Please replace paragraph 6 at page 5, lines 26 through page 6, line 4 with the following amended paragraph:

Referring to Fig. 1, an overview of a multi-processing data processing system 150 is depicted. For clarity and ease of presentation, an eight-processor system has been depicted. As will be readily appreciated by those of ordinary skill in the art, the invention is applicable to multi-processor systems having other numbers of processors. It is also not necessary that each processor group have four members, or that all processor groups have the same number of processors.

Please replace paragraph 2 at page 7, lines 5 - 17 with the following amended paragraph:

Looking again at Fig. 1, the various memory components within system 150 can be conceptualized as comprising three processing levels. Each level can be considered to contain one or more "instances" or nodes in the CPU/cache/shared memory hierarchy. Level 0 contains eight level 0 instances, or in the case of four locales or blocks, sixteen level 0 instances, each instance being one of the CPUs 100-107 and its associated caches 108. Level 1 contains two level 1 instances, each comprising four level 0 instances, and a secondary cache. While eight processors are shown, the system can be arranged with more processors, for example, as a sixteen processor system. In the case of a sixteen processor system, level 1 contains four level 1 instances, each confirming four level 0 instances and a secondary cache. Finally, there is a single level 2 instance containing the two level 1, or as applicable, the four level 1, instances and the shared system memory.

Application No. 09/677,120 Amendment dated June 23, 2004 Reply to Office Action dated March 25, 2004 Express Mail EV406652085US

Please replace paragraph 4 at page 7, lines 27 through page 8, line 14 with the following amended paragraph:

More specifically, a job will take the least amount of time if it is always run on the same processor. This is because of the multiple levels of memory caches used to reduce memory latency. In general, the lower the cache level, the less time it takes to access the memory. When a job is run on a processor, its working set of memory is loaded into the applicable cache 108 of one of processors 100-107. On a NUMA system, there is also another level of cache 110 or 111 that is shared between the four processors 100-103 or 104-107 of a functional block. In the best case scenario, the job is run on the processor which has the required code and data in its cache. The next best case scenario is to run the job on another processor on the same NUMA block. The tradeoff in this circumstance is between waiting for the processor on which the job last ran becoming free, or running the job on another idle processor. If time is allowed for the last processor, the idle processor's cycles will be wasted. If the job is run on a different processor, time and bus bandwidth may be wasted filling the cache of the idle processor and pulling all of the modified memory from the cache of the original processor. As noted previously, although the system and method are being described with reference to two blocks or locales 0 and 1, it will be appreciated that it can be implemented with, for example, sixteen CPUs, namely CPUs 0-3 in a locale 0, CPUs 4-7 in a locale 1, CPUs 8-11 in a locale 2, and CPUs 12-15 in a locale 3.

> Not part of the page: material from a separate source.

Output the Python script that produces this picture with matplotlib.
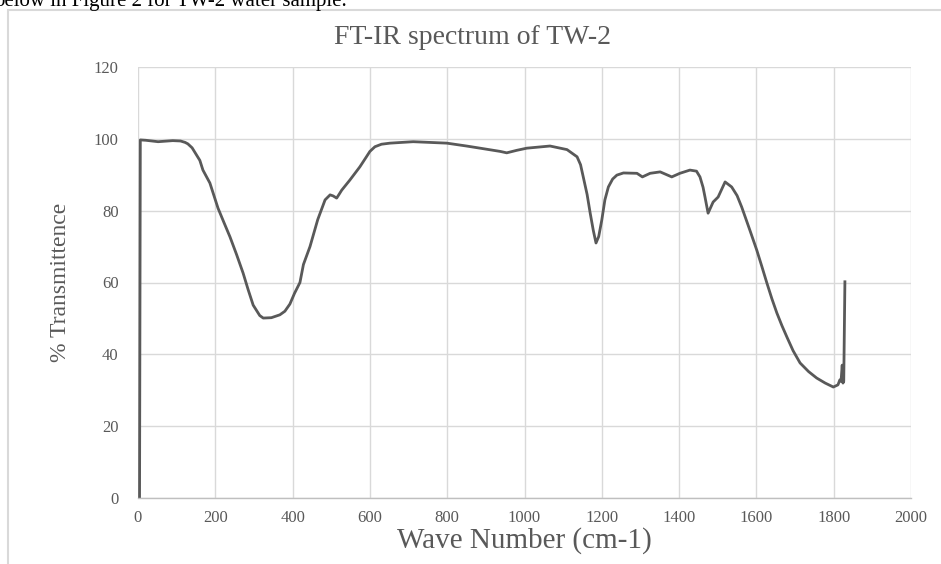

Please replace paragraph 2 at page 8, lines 15 - 21 with the following amended paragraph:

Turning now to the specific disclosure in the drawing, each processor 100-107 keeps track of the time from when it first went busy. It is intended that a process is poached when the processor on which it is scheduled is too busy to run the process. Accordingly, once a predetermined amount of time has elapsed during which a processor continues to be busy, other processors who have gone idle are then free to pouch poach the process from the busy processor. Each processor 100-107 has a timer for this purpose.